For some countries, especially smaller low-income countries, a cross-border approach of working with persons with deafblindness, families, and professionals from neighbouring countries or countries with historical or linguistic ties could help to facilitate information sharing, training expertise, and practical support to establish a resource centre.[ii] This could be established through a formal or informal partnership with resource centres that have technical knowledge on methods to support persons with deafblindness, noting that multiple, simultaneous partners could provide a range of technical support. In addition, it is a good practice to include the national deaf association and national sign language users, since sign language is often used by some persons with deafblindness and because sign languages vary across countries and regions. For example, in Rwanda, an umbrella group of NGOs, OPDs, and other stakeholders worked with the Association of Swedish Deafblind (FSDB) to develop a Rwandan Tactile Sign Language[iii].
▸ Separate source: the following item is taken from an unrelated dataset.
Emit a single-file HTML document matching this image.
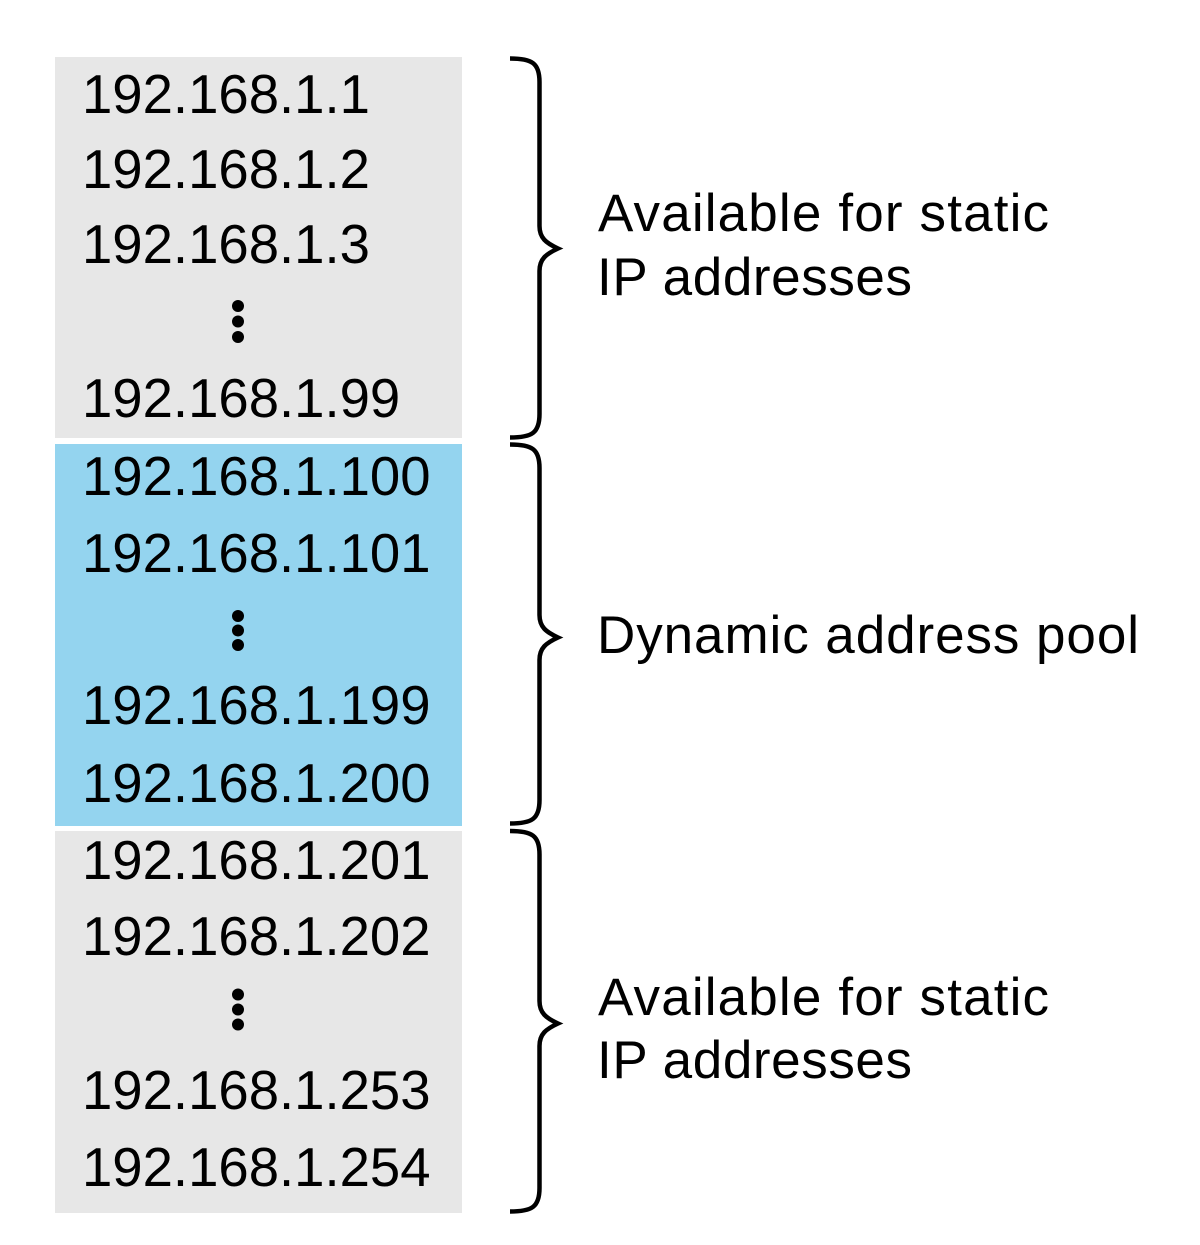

Another good practice is to recognise disability-specific services for persons with deafblindness in legislative and policy frameworks and to adopt guidelines and criteria to regulate the delivery of assistance and support services with the consultation of persons with deafblindness[iv]. For example, in Peru, the law that recognises deafblindness as a distinct disability includes a provision on the care of persons with deafblindness, including the requirement of public and private entities to provide interpreter-guide/Deafblind interpreting services free of charge[v]. While this service is still being developed in Peru, this demonstrates a good practice in securing essential disability-specific services for persons with deafblindness. It is unlikely that this service would have been developed without this legislation. It is, therefore, important to identify groups, like persons with deafblindness, who are the most marginalised and to expressly name them and their requirements repeatedly in public policies and programmes to ensure that they are not excluded altogether[vi].
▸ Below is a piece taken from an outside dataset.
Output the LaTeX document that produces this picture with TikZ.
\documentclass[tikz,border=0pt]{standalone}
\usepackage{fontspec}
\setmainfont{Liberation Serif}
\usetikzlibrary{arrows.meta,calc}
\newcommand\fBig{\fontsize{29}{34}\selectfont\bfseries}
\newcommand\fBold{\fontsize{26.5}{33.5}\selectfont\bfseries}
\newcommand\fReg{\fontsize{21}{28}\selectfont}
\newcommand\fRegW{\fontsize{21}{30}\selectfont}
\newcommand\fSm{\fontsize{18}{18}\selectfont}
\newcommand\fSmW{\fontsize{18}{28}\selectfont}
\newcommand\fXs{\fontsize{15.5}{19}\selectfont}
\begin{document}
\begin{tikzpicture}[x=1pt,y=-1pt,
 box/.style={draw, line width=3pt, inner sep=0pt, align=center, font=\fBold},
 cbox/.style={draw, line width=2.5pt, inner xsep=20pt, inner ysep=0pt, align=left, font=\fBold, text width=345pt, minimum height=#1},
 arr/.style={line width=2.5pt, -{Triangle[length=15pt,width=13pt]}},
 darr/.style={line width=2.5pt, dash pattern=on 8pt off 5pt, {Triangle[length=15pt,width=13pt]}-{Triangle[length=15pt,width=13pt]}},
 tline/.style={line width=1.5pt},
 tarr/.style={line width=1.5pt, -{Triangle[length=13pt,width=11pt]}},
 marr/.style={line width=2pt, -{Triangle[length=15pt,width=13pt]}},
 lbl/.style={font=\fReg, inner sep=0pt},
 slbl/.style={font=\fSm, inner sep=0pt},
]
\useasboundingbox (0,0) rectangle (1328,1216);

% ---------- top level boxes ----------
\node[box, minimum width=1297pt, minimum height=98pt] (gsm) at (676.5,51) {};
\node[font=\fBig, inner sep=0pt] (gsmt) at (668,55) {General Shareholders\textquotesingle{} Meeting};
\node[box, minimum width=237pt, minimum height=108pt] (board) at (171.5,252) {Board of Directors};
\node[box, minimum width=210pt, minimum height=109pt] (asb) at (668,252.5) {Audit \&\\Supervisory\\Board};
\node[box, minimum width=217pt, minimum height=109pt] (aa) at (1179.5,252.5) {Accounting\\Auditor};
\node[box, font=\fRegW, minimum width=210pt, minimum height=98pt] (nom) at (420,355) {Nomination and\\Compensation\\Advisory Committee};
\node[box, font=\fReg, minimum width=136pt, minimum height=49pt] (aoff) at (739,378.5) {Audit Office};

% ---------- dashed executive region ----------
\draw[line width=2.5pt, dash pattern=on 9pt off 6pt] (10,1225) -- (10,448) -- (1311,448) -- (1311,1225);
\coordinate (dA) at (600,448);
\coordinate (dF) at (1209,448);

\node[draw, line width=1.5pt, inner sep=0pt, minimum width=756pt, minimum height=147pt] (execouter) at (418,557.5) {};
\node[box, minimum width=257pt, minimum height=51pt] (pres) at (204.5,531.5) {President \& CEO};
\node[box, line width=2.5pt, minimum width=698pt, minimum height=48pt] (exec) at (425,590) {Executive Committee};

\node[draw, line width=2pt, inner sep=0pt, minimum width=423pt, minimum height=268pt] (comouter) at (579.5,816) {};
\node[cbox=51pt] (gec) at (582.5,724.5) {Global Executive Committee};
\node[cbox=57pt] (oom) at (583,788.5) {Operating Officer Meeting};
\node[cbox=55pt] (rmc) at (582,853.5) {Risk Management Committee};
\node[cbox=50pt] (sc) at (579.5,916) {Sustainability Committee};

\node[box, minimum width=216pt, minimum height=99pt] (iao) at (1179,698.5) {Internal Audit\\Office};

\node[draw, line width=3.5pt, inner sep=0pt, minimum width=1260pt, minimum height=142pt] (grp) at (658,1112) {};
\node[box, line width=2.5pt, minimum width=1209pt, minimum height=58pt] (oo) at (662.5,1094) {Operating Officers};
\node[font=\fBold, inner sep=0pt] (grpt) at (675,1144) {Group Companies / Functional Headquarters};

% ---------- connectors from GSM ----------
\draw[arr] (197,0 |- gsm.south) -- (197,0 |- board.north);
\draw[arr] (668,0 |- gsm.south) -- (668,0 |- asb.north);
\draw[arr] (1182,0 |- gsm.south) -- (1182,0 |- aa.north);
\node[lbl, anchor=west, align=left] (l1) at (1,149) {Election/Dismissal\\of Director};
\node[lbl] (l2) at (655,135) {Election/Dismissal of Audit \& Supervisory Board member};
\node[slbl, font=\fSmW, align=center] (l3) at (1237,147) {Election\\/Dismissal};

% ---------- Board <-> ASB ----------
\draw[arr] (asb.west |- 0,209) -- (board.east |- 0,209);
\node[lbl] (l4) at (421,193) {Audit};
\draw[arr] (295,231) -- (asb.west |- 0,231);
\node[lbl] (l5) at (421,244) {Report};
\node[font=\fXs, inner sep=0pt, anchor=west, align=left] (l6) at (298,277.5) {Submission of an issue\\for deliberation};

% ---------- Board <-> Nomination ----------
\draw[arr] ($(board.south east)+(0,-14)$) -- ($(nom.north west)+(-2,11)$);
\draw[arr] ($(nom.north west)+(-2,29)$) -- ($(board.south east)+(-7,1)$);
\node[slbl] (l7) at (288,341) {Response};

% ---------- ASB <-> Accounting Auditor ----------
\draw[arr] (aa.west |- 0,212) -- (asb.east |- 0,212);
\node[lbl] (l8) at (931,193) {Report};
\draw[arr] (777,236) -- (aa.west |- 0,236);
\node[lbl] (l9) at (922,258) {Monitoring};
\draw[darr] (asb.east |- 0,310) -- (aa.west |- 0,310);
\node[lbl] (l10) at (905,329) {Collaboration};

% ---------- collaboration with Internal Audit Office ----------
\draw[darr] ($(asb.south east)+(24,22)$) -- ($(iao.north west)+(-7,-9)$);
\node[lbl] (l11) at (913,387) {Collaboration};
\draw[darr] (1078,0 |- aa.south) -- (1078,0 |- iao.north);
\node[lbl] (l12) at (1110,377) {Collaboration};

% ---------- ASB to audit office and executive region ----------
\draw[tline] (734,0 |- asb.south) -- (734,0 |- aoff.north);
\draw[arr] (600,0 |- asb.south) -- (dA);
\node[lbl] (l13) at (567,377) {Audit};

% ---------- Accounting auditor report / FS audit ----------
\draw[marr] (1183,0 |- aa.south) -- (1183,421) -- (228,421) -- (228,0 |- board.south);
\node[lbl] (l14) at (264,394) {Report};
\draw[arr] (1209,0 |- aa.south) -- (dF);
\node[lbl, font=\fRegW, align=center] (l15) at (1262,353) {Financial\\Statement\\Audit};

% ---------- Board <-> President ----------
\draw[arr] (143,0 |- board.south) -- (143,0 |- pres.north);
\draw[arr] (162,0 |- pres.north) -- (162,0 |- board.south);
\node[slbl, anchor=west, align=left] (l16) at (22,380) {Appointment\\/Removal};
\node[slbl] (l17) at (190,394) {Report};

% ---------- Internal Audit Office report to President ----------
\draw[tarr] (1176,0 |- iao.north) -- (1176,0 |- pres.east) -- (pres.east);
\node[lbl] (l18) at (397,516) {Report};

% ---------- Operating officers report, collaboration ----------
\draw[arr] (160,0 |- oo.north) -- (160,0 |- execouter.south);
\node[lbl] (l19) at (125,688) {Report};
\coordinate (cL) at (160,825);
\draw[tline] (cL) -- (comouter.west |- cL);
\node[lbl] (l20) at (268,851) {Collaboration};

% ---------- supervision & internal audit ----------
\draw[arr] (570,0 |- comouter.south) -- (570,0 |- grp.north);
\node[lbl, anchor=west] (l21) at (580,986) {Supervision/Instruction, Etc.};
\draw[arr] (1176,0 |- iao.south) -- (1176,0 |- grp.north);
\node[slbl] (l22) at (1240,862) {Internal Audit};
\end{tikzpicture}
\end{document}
Disability-specific services for persons with deafblindness will vary for each individual. For example, one person may require interpreter-guide/Deafblind interpreting services and several assistive devices, whereas another person may only require assistive devices and training on how to use them. Therefore, it is important to provide a range of disability-based services, which in practice should be tailored to each individual.
[i] DeafReach, what would be the next step? Action Research on Discovering Deafblindness within the wider Rwanda Disability Context, October- November 2019, p. 36.
[iv] United Nations Special Rapporteur of the Human Rights Council on the Rights of Persons with Disabilities, report on disability inclusive policies, A/71/314, 9 August 2016, para. 49.
[v] Sense International Peru, Peru Promotes Training of Interpreter Guides for Persons with Deafblindness, Article for DBI Ibero-Latin American Network, 3 August 2021.
[vi] United Nations Special Rapporteur of the Human Rights Council on the Rights of Persons with Disabilities, report on disability inclusive policies, A/71/314, 9 August 2016, para 30.